En conséquence, bien que les secteurs de l’insolvabilité, des régimes de retraite et du financement aient débattu des conséquences de la décision rendue dans l’affaire Indalex, dans les faits, la décision rendue récemment par la Cour d’appel dans l’affaire Timminco a confirmé de nouveau la capacité d’un tribunal LACC d’accorder des charges DIP super-prioritaires. Pourvu que les parties en aient reçu signification (comme l’exige la LACC) et que le demandeur puisse fournir la preuve que le financement DIP et une charge DIP super-prioritaire sont requis, il apparaît clairement que le tribunal LACC dispose d’une large discrétion pour invoquer la doctrine de la préséance afin d’ordonner une telle charge.
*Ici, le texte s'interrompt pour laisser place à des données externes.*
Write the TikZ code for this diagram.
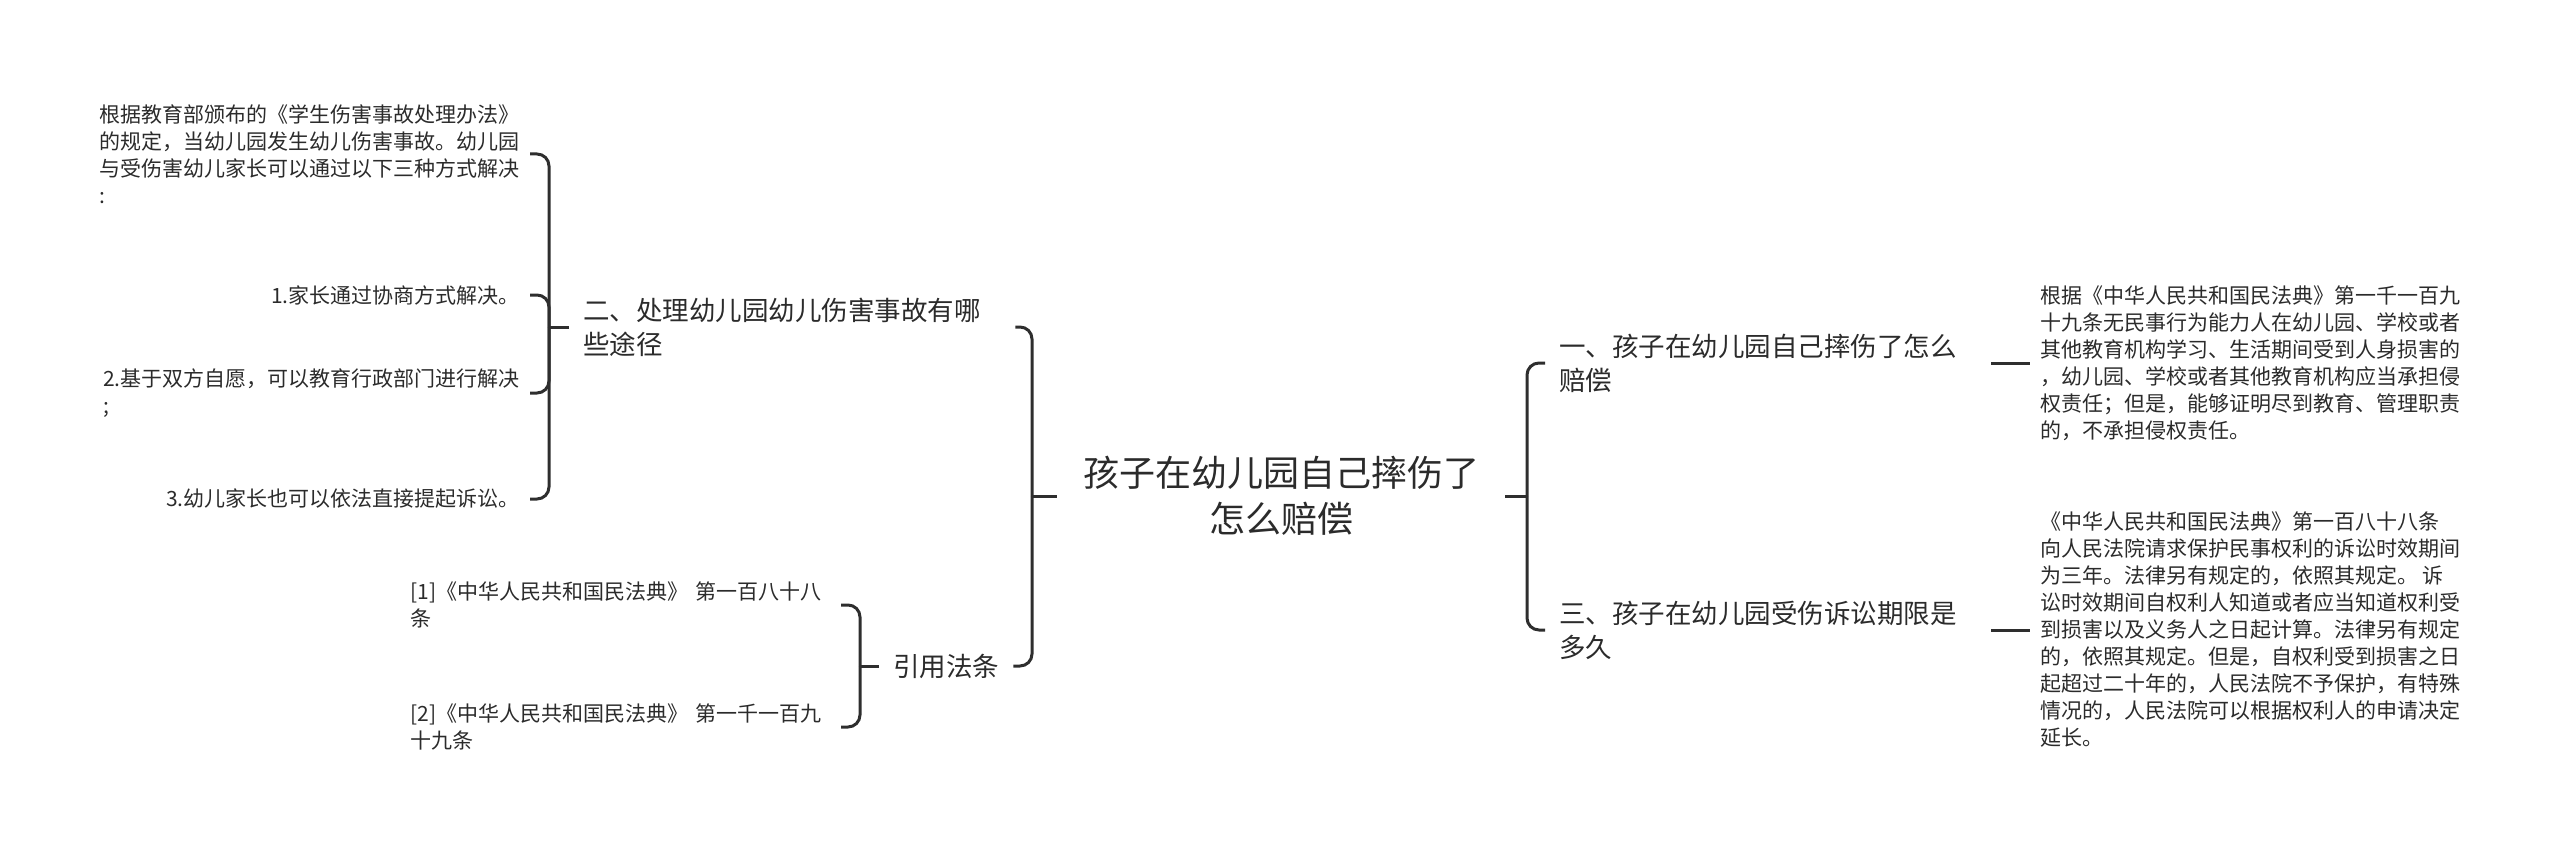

Compte tenu de cette décision et de son application générale aux financements DIP, la décision qui sera rendue par la Cour suprême dans l’affaire Indalex, même si elle sera intéressante d’un point de vue académique, pourrait n’avoir que des conséquences pratiques limitées.

 

 



[1]
    Timminco Limited and Becancour Silicon Inc., Re, (20 juillet 2012), Ontario M41062 et M41085 (Ont. C.A.).

[2]    (2011), [2011] 75 C.B.R. (5th) 19 (Ont. C.A.).

[3]    Loi sur les arrangements avec les créanciers des compagnies, L.R.C. 1985, ch. c-36.

[4]    Timminco Ltd., Re, (2012) 86 C.B.R. (5th) 171 (Ont. S.C.J. [Commercial List]).